How To Make Correct Judgements!
Jesus builds a case in verses 1-5, by showing us how to judge correctly. Jesus is not saying we are not to judge, but showing us how to judge, using godly discernment in each situation. He does this by encouraging us to do an eternal inspection of any sin that may be in our life so that we may overcome it. Nothing hinders a correct and godly judgement than sin. If you want to be used by God in your church, community, workplace, and family then it is imperative that you listen to the Holy Spirit and be one who overcomes those areas in your life that are displeasing to God.
Later in the chapter in verse 15, Jesus tells us to “Beware of false prophets, which come to you in sheep’s clothing, but inwardly they are ravening wolves.” How could we possibly recognize a false prophet without first making a judgment call? It is evident in this verse that Jesus is asking us to be awake and alert to what is transpiring around us. Remember your enemy the devil prowls around like a roaring lion looking for someone to devour. That is why it is imperative that we be alert and of sober mind. 1 Peter 5:8. If our Lord is making the statement in verse 16 that, “By their fruit you will recognize them. Do people pick grapes from thornbushes or figs from thistles?” It certainly sounds like we are being trained to be ‘Fruit Inspectors’ who are set-apart and Holy unto the Lord.
But Jesus doesn’t stop there; in verse 17, the Lord continues by saying, “Likewise, every good tree bears good fruit, but a bad tree bears bad fruit.” Now we see that it isn’t just false prophets we are to judge but all Christians are in the same category.
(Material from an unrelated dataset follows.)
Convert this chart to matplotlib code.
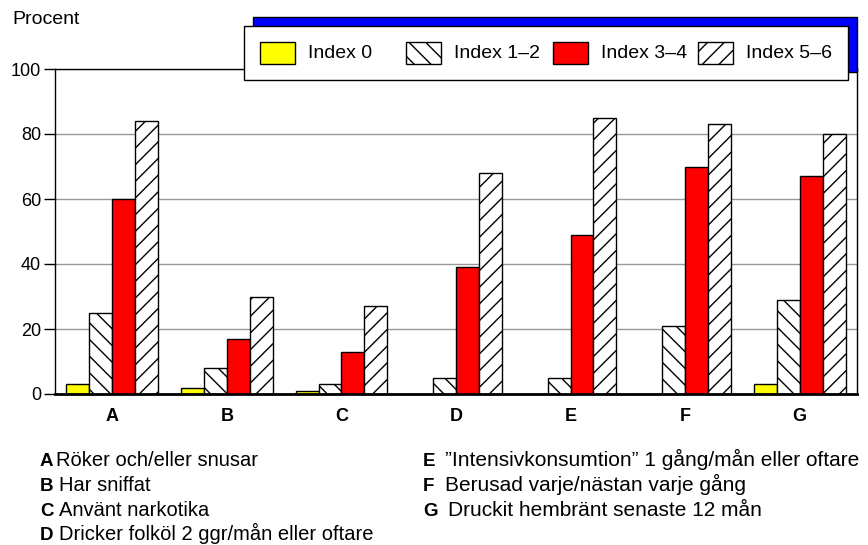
import numpy as np
import matplotlib.pyplot as plt
from matplotlib.patches import Rectangle

plt.rcParams['font.family'] = ['Liberation Sans', 'DejaVu Sans']
plt.rcParams['hatch.linewidth'] = 1.0

# Data
categories = ['A', 'B', 'C', 'D', 'E', 'F', 'G']
series_names = ['Index 0', 'Index 1–2', 'Index 3–4', 'Index 5–6']
index0 = [3, 2, 1, 0, 0, 0, 3]
index12 = [25, 8, 3, 5, 5, 21, 29]
index34 = [60, 17, 13, 39, 49, 70, 67]
index56 = [84, 30, 27, 68, 85, 83, 80]
yticks = [0, 20, 40, 60, 80, 100]

notes_left = [('A', 'Röker och/eller snusar'),
              ('B', 'Har sniffat'),
              ('C', 'Använt narkotika'),
              ('D', 'Dricker folköl 2 ggr/mån eller oftare')]
notes_right = [('E', '”Intensivkonsumtion” 1 gång/mån eller oftare'),
               ('F', 'Berusad varje/nästan varje gång'),
               ('G', 'Druckit hembränt senaste 12 mån')]

styles = [dict(facecolor='#ffff00', hatch=None),
          dict(facecolor='white', hatch='\\\\'),
          dict(facecolor='#ff0000', hatch=None),
          dict(facecolor='white', hatch='//')]

W, H = 868, 545
fig = plt.figure(figsize=(W / 100, H / 100), dpi=100)
ax = fig.add_axes([55 / W, 1 - 394 / H, (857 - 55) / W, (394 - 69) / H])

x = np.arange(len(categories))
bw = 0.2
all_series = [index0, index12, index34, index56]
for i, vals in enumerate(all_series):
    ax.bar(x + (i - 1.5) * bw, vals, bw, edgecolor='black', linewidth=1,
           zorder=3, **styles[i])

ax.set_xlim(-0.5, len(categories) - 0.5)
ax.set_ylim(0, 100)
ax.set_yticks(yticks)
ax.tick_params(axis='y', labelsize=13, length=8, width=1, direction='out', pad=2)
ax.set_xticks(x)
ax.set_xticklabels(categories, fontsize=13, fontweight='bold')
ax.tick_params(axis='x', length=0, pad=10)
ax.grid(axis='y', color='#999999', linewidth=1, zorder=0)
for s in ax.spines.values():
    s.set_color('black')
    s.set_linewidth(1)
ax.spines['bottom'].set_linewidth(2)
ax.spines['bottom'].set_zorder(5)

fig.text(12 / W, 1 - 20 / H, 'Procent', fontsize=14, va='center', ha='left')

# legend box with blue shadow
fig.patches.append(Rectangle((253 / W, 1 - 72 / H), (857 - 253) / W, 55 / H,
                             transform=fig.transFigure, facecolor='#0000ff',
                             edgecolor='black', linewidth=1, zorder=10))
fig.patches.append(Rectangle((244 / W, 1 - 80 / H), (848 - 244) / W, 54 / H,
                             transform=fig.transFigure, facecolor='white',
                             edgecolor='black', linewidth=1, zorder=11))
patch_x = [260, 406, 553, 698]
for i, name in enumerate(series_names):
    fig.patches.append(Rectangle((patch_x[i] / W, 1 - 64 / H), 35 / W, 22 / H,
                                 transform=fig.transFigure, edgecolor='black',
                                 linewidth=1, zorder=12, **styles[i]))
    fig.text((patch_x[i] + 48) / W, 1 - 53 / H, name, fontsize=14,
             va='center', ha='left', zorder=13)

# footnotes (baselines)
rows = [466, 491, 516, 540]
for (letter, txt), yy in zip(notes_left, rows):
    fig.text(40 / W, 1 - yy / H, letter, fontsize=13.5, fontweight='bold', va='baseline')
    fig.text((56 if letter == 'A' else 59) / W, 1 - yy / H, txt, fontsize=14.5, va='baseline')
for (letter, txt), yy in zip(notes_right, rows):
    fig.text(423 / W, 1 - yy / H, letter, fontsize=13.5, fontweight='bold', va='baseline')
    fig.text((448 if letter == 'G' else 445) / W, 1 - yy / H, txt, fontsize=15, va='baseline')

fig.savefig('out.png', dpi=100)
So when our Lord says in verse 20 that, “Thus, by their fruit you will recognize them.” We see that it would be impossible to recognize the fruit in them without making a judgment call.
Perhaps this will help! 1 Corinthians 6:2-3, “Or do you not know that the Lord’s people will judge the world? And if you are to judge the world, are you not competent to judge trivial cases? Do you not know that we will judge angels? How much more the things of this life!
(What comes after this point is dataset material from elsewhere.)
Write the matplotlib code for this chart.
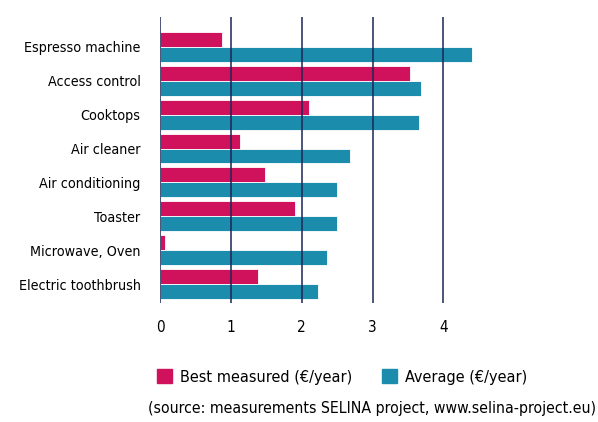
import matplotlib
matplotlib.use("Agg")
import matplotlib.pyplot as plt
from matplotlib.patches import Patch

plt.rcParams['font.family'] = ['DejaVu Sans']
plt.rcParams['font.stretch'] = 'condensed'

# data
categories = ["Espresso machine", "Access control", "Cooktops", "Air cleaner",
              "Air conditioning", "Toaster", "Microwave, Oven", "Electric toothbrush"]
best = [0.88, 3.53, 2.10, 1.13, 1.48, 1.91, 0.07, 1.38]
average = [4.40, 3.68, 3.65, 2.68, 2.50, 2.50, 2.35, 2.23]
xticks = [0, 1, 2, 3, 4]

pink = '#d0125c'
teal = '#1b8cac'
navy = '#1d2656'

fig = plt.figure(figsize=(5.98, 4.22), dpi=100)
ax = fig.add_axes([0.2676, 0.282, 0.545, 0.678])

y = list(range(len(categories)))
h = 0.44
ax.barh([i - 0.22 for i in y], best, height=h, color=pink, edgecolor='white', linewidth=0.6)
ax.barh([i + 0.22 for i in y], average, height=h, color=teal, edgecolor='white', linewidth=0.6)

ax.set_xlim(0, 4.6)
ax.set_ylim(7.56, -0.886)
ax.set_yticks(y)
ax.set_yticklabels(categories, fontsize=10.3)
ax.set_xticks(xticks)
ax.set_xticklabels([str(t) for t in xticks], fontsize=11)
ax.tick_params(axis='y', length=0, pad=14)
ax.tick_params(axis='x', length=0, pad=12)

# vertical lines drawn over the bars
for t in xticks:
    ax.axvline(t, color=navy, lw=1.1, zorder=5)

for s in ax.spines.values():
    s.set_visible(False)

handles = [Patch(color=pink, label='Best measured (€/year)'),
           Patch(color=teal, label='Average (€/year)')]
fig.legend(handles=handles, loc='center left', bbox_to_anchor=(0.2625, 0.107),
           ncol=2, frameon=False, fontsize=11.6, handlelength=0.95, handleheight=0.95,
           handletextpad=0.5, columnspacing=1.8, borderpad=0, borderaxespad=0)
fig.text(0.247, 0.033, '(source: measurements SELINA project, www.selina-project.eu)',
         fontsize=11.3, va='center', ha='left')

fig.savefig('out.png', dpi=100)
Above all, love each other deeply because love covers a multitude of sins. In other words, if you are wrong but you have the best of intentions, then God will have greater patience and forgiveness to those who are honestly trying to do what is right, remember God knows the intent of our hearts. I Corinthians 4:5 “Therefore judge nothing before the appointed time; wait until the Lord comes. He will bring to light what is hidden in darkness and will expose the motives of the heart. At that time each will receive their praise from God.”
Too much of today’s judgment is hypocritical. As you see, Matthew 7:1 is often taken out of context. Our Lord calls each of us to be ‘fruit inspectors .’ As 1 Corinthians states, we have the authority to make judgments over things that pertain to this life, but we need to start by inspecting the fruit in our own lives first, for us to do things correctly.